Northern Ireland is "on a knife edge" in efforts to suppress the coronavirus peak, a top Stormont scientist has warned.
Professor Ian Young, the chief scientific adviser to the Department of Health, said a slight slippage in public adherence to social distancing measures could be the difference between the death rate falling or continuing to rise.
His comments came as the region recorded its highest daily death toll in the outbreak to date.
The deaths of 18 people with Covid-19 in Northern Ireland hospitals brought the total in the pandemic to 158.
Health Minister Robin Swann said the figures should serve as a "grim wake-up call" to anyone who was becoming complacent.
Last night a further 43 deaths were confirmed in the Republic as it, too, reported its highest daily toll yet.
Across the island of Ireland, 644 people are now known to have died from the virus.
At the daily Covid-19 press briefing at Stormont, the minister addressed concerns about the inability of family members to be with their loved ones in their final moments.
Mr Swann said advice from clinicians indicated that allowing visitor access to intensive care units presented "too significant a risk".
However, he said he had requested the Northern Ireland Critical Care Network to review the issue.
Prof Young said modelling analysis suggested Northern Ireland was either at or very close to the peak of the first wave of the infection.
He said the fact it had not been as bad as some earlier models had suggested was down to the high level of public adherence to social distancing rules.
"It is possible that we might continue to see a rise in deaths for another week or so," he said.
"And today's very sad news in terms of deaths and bereaved families is in keeping with that.
"The fact that we have reached the peak now and that it is perhaps not as bad as previously anticipated is a tribute to the relatively high degree of adherence on the part of all of the public to the social distancing measures which are in place.
"Nonetheless, I need to stress that this is very much on a knife edge at present. It's absolutely vital that people continue to adhere strictly to the measures which are currently in place; even a relatively small departure from that would be enough for us to see an increase in Covid again.
"It's very important that we suppress this wave one of the epidemic as much as possible in order to allow us to move forward and make decisions about how best to respond to the next wave."
The scientist said ministers faced some very difficult decisions on how to manage social distancing restrictions until a point that sufficient immunity existed within the population.
He said relaxing measures around the shielding of older people and those in high-risk groups would present the "highest risk".
"Any decision to relax shielding would come with the highest risk in terms of pressure on the health and social care system and also the highest risk for the individuals who are currently shielded," he said.
Mr Swann extended his condolences to the latest families bereaved by the virus.
"Today's report should be a grim wake-up call to anyone who is getting complacent about what we are going through," he said.

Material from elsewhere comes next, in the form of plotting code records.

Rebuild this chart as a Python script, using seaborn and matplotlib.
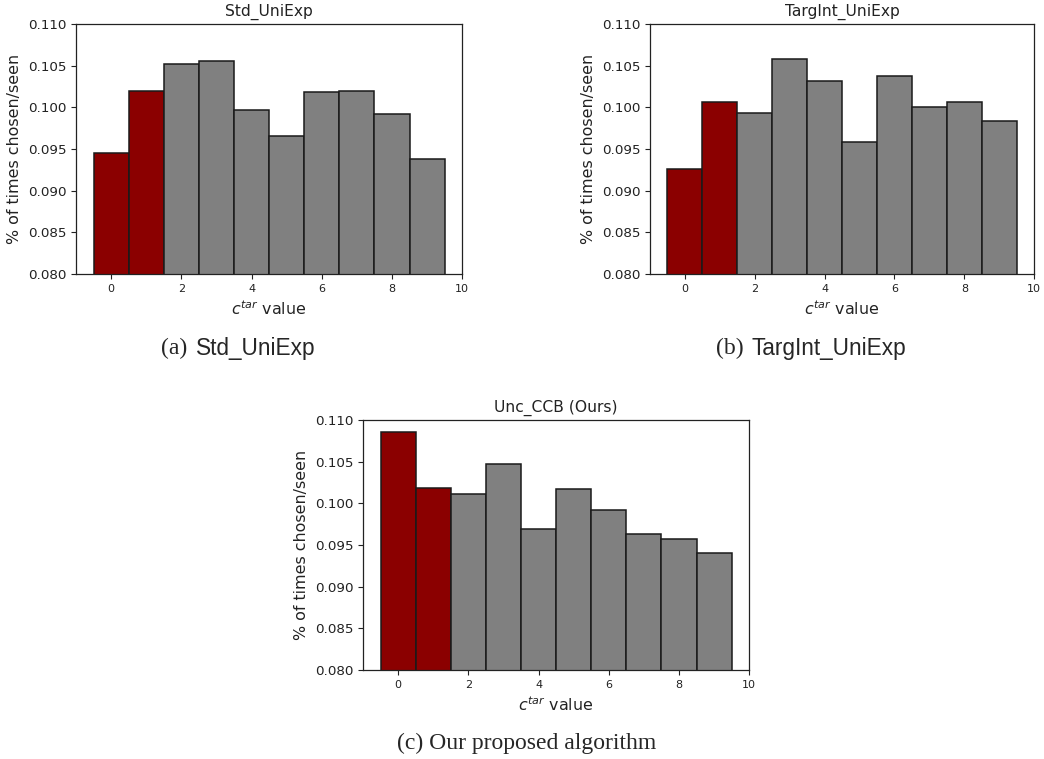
import matplotlib
matplotlib.use("Agg")
import matplotlib.pyplot as plt
import seaborn as sns

# c^tar values (bins) and the fraction chosen/seen per method
c_tar = [0, 1, 2, 3, 4, 5, 6, 7, 8, 9]
group = ["low", "low", "rest", "rest", "rest", "rest", "rest", "rest", "rest", "rest"]

std_uniexp = [0.0945, 0.1019, 0.1052, 0.1056, 0.0997, 0.0966, 0.1018, 0.1020, 0.0992, 0.0938]
targint_uniexp = [0.0926, 0.1006, 0.0993, 0.1058, 0.1031, 0.0958, 0.1038, 0.1000, 0.1006, 0.0984]
unc_ccb = [0.1085, 0.1018, 0.1011, 0.1047, 0.0969, 0.1017, 0.0992, 0.0963, 0.0957, 0.0940]

titles = ["Std_UniExp", "TargInt_UniExp", "Unc_CCB (Ours)"]
caption_tags = ["(a)", "(b)", "(c)"]
caption_names = ["Std_UniExp", "TargInt_UniExp", "Our proposed algorithm"]

sns.set_style("ticks")
plt.rcParams["font.family"] = ["DejaVu Sans"]

fig = plt.figure(figsize=(10.44, 7.59), dpi=100)

# axes boxes [left, bottom, width, height] in figure fractions
boxes = [
    [0.0728, 0.639, 0.370, 0.3294],
    [0.6226, 0.639, 0.368, 0.3294],
    [0.3477, 0.1173, 0.370, 0.3294],
]

palette = {"low": "#8b0000", "rest": "#808080"}

for box, vals, title in zip(boxes, [std_uniexp, targint_uniexp, unc_ccb], titles):
    ax = fig.add_axes(box)
    sns.barplot(
        x=c_tar, y=vals, hue=group, palette=palette,
        native_scale=True, width=1, dodge=False, saturation=1,
        edgecolor="#1a1a1a", linewidth=1.1, legend=False, ax=ax,
    )
    ax.set_xlim(-1, 10)
    ax.set_ylim(0.080, 0.110)
    ax.set_xticks([0, 2, 4, 6, 8, 10])
    ax.set_xticklabels(["0", "2", "4", "6", "8", "10"])
    ax.set_yticks([0.080, 0.085, 0.090, 0.095, 0.100, 0.105, 0.110])
    ax.set_yticklabels([f"{v:.3f}" for v in [0.080, 0.085, 0.090, 0.095, 0.100, 0.105, 0.110]])
    ax.tick_params(axis="x", labelsize=8, colors="#222222", length=3.5)
    ax.tick_params(axis="y", labelsize=9.7, colors="#222222", length=3.5)
    for s in ax.spines.values():
        s.set_visible(True)
        s.set_color("#222222")
        s.set_linewidth(0.9)
    ax.set_title(title, fontsize=11.2, color="#222222")
    ax.set_xlabel(r"$c^{tar}$ value", fontsize=11.4, color="#222222")
    ax.set_ylabel("% of times chosen/seen", fontsize=11.4, color="#222222")

# sub-figure captions: serif tag + sans name
fig.text(193 / 1044, 1 - 348 / 759, caption_tags[0] + " ", ha="right", va="center",
         fontsize=17, family="Liberation Serif")
fig.text(196 / 1044, 1 - 348 / 759, caption_names[0], ha="left", va="center",
         fontsize=16.3, family="Liberation Sans")
fig.text(749 / 1044, 1 - 348 / 759, caption_tags[1] + " ", ha="right", va="center",
         fontsize=17, family="Liberation Serif")
fig.text(752 / 1044, 1 - 348 / 759, caption_names[1], ha="left", va="center",
         fontsize=16.3, family="Liberation Sans")
fig.text(527 / 1044, 1 - 743 / 759, caption_tags[2] + " " + caption_names[2], ha="center",
         va="center", fontsize=17, family="Liberation Serif")

fig.savefig("out.png", dpi=100)
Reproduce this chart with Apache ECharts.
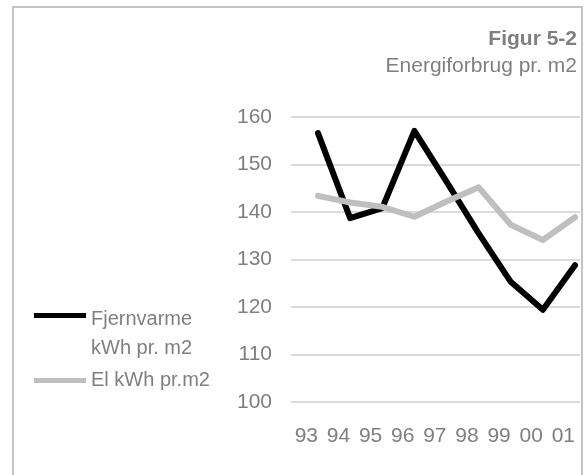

The minister said there were currently 45 patients with Covid-19 in ICU beds in Northern Ireland and there were 105 new hospital admissions in the region on Wednesday - the largest number of the week.
"We are in the midst of the biggest public health crisis in the history of Northern Ireland," Mr Swann said.
"We are living through scenes that only three months ago would be wholly unimaginable. We must realise that we are in the fight against this virus for the long haul."
Across the UK, the number of coronavirus patients who have died in UK hospitals has gone past 13,000 after another 861 deaths.
The Department of Health announced the increase, which takes the total to 13,729.
It comes after England's Chief Medical Officer, Professor Chris Whitty, warned of a spike in deaths due to a probable lag in reporting over Easter weekend, following four consecutive days of sub-800 increases.